Every motion sensor would, obviously, be adding a few bucks to your overall expense. Although sensors are cheaper with complete packages, you’d be overspending on buying the additional sensors you’re going to place.
If you ask us for an opinion – save on the additional motion sensors and go for security cameras or contact sensors for a more diverse approach towards home security.
Frequently Asked Questions on How Many Motion Sensors You Need
We’ll leave you to decide how many motion sensors you really need. But to help you make this decision, we’ve got a short section on frequently asked questions on installing motion sensors. Read ahead as we answer some of these questions (might even clear some confusions you yourself have).
Where is the best place to put a motion sensor?
The best place to put a motion sensor is the corner of a room such that the side-to-side coverage ensures no entry point is missed. Often, corner-mounted motion sensors are missed by people entering the room allowing the sensors to stay undetected. You should cover master bedrooms, living rooms, and entrances the same way.
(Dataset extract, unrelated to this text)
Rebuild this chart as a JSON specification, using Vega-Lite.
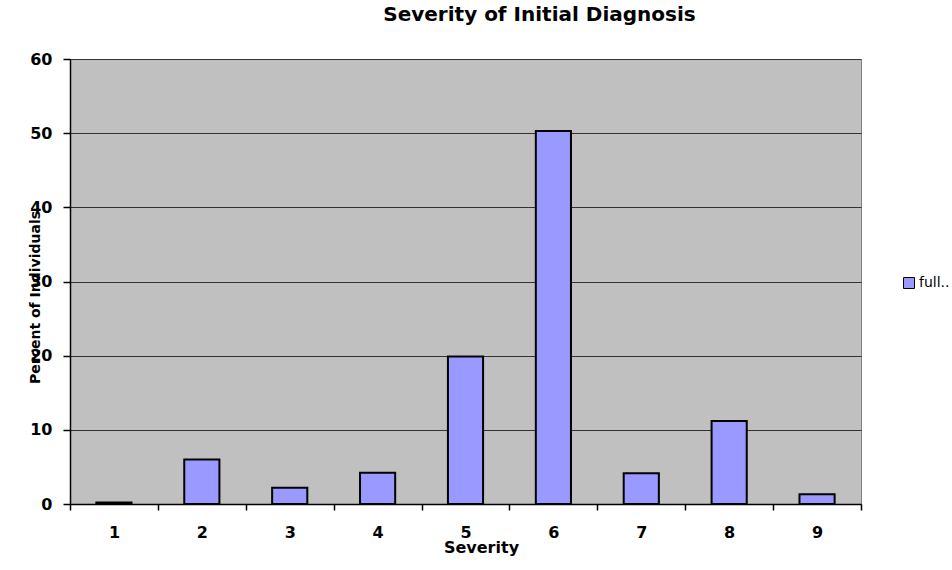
{
  "$schema": "https://vega.github.io/schema/vega-lite/v6.json",
  "autosize": "none",
  "padding": {"left": 70, "top": 59, "right": 91, "bottom": 66},
  "width": 791,
  "height": 445,
  "background": "white",
  "title": {
    "text": "Severity of Initial Diagnosis",
    "font": "DejaVu Sans",
    "fontSize": 20,
    "fontWeight": "bold",
    "color": "black",
    "anchor": "middle",
    "frame": "group",
    "baseline": "alphabetic",
    "offset": 10,
    "dx": 74
  },
  "data": {
    "values": [
      {"severity": "1", "percent": 0.2, "series": "full.."},
      {"severity": "2", "percent": 6.0, "series": "full.."},
      {"severity": "3", "percent": 2.2, "series": "full.."},
      {"severity": "4", "percent": 4.2, "series": "full.."},
      {"severity": "5", "percent": 19.9, "series": "full.."},
      {"severity": "6", "percent": 50.3, "series": "full.."},
      {"severity": "7", "percent": 4.15, "series": "full.."},
      {"severity": "8", "percent": 11.2, "series": "full.."},
      {"severity": "9", "percent": 1.3, "series": "full.."}
    ]
  },
  "mark": {"type": "bar", "width": {"band": 0.4}, "stroke": "black", "strokeWidth": 2},
  "encoding": {
    "x": {
      "field": "severity",
      "type": "ordinal",
      "scale": {"paddingInner": 0, "paddingOuter": 0},
      "axis": {
        "title": "Severity",
        "labelAngle": 0,
        "tickBand": "extent",
        "tickSize": 6,
        "labelPadding": 14,
        "titleX": 411,
        "titleY": 48,
        "titleBaseline": "alphabetic",
        "titleAnchor": "middle",
        "titleAlign": "center"
      }
    },
    "y": {
      "field": "percent",
      "type": "quantitative",
      "scale": {"domain": [0, 60], "nice": false},
      "axis": {
        "title": "Percent of Individuals",
        "values": [0, 10, 20, 30, 40, 50, 60],
        "grid": true,
        "tickSize": 7,
        "labelPadding": 11,
        "titleX": -35,
        "titleY": 238,
        "titleBaseline": "middle",
        "titleAlign": "center",
        "titleAngle": -90
      }
    },
    "fill": {
      "field": "series",
      "type": "nominal",
      "scale": {"range": ["#9999ff"]},
      "legend": {
        "title": null,
        "orient": "none",
        "legendX": 832,
        "legendY": 217,
        "padding": 0,
        "symbolType": "square",
        "symbolSize": 121,
        "symbolStrokeColor": "black",
        "symbolStrokeWidth": 1,
        "labelFont": "DejaVu Sans",
        "labelFontSize": 14,
        "labelColor": "black",
        "labelOffset": 3
      }
    }
  },
  "config": {
    "view": {"fill": "#c0c0c0", "stroke": "#808080", "strokeWidth": 1},
    "axis": {
      "labelFont": "DejaVu Sans",
      "labelFontSize": 16,
      "labelFontWeight": "bold",
      "labelColor": "black",
      "titleFont": "DejaVu Sans",
      "titleFontSize": 16,
      "titleFontWeight": "bold",
      "titleColor": "black",
      "domainColor": "black",
      "domainWidth": 1.5,
      "tickColor": "black",
      "tickWidth": 1.5,
      "gridColor": "#333333",
      "gridWidth": 1,
      "gridOpacity": 1
    },
    "axisY": {"titleFontSize": 14}
  }
}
Remember – don’t mount your motion sensor at a low height or a depressed angle. Curious kids and pets might falsely trigger the sensor causing you unnecessary trouble. To avoid these false triggers, mount the sensor such that it is only triggered on humans. Set the sensitivity accordingly.
Do I need sensors on every window?
It is ideal to place contact sensors on every window of your house. However, these sensors, most probably, won’t go off if the intrusion isn’t attempted by breaking or entering through a window. That’s because contact (window) sensors work differently than motion sensors. These typically detect movement of the glass and raise alarms if that happens which can detect intruders while they’re at their attempt.
However, as we’ve discussed before, if the window is bypassed completely, these sensors won’t trigger. Therefore, window sensors should be complemented with motion sensors and security cameras for better surveillance.
Do I need motion sensors upstairs?
Ideally, you should install motion sensors at every entrypoint of your house including upstairs windows. Install a motion sensor near the shared hallway or stairs along with a window sensor on any window you might have for better security.
It’s common to think or feel burglars won’t choose upstairs as the intrusion point. But that’s a mistake. You should secure all windows and entry points to other floors just as you’d secure your ground floor for maximum security.
That’s it folks. Concluding our take on how many motions you really need, you should ideally be going for a single sensor per room or shared area. This will ensure every key area of your residence is covered and you have the least number of blindspots available. So, how many motion sensors does it take?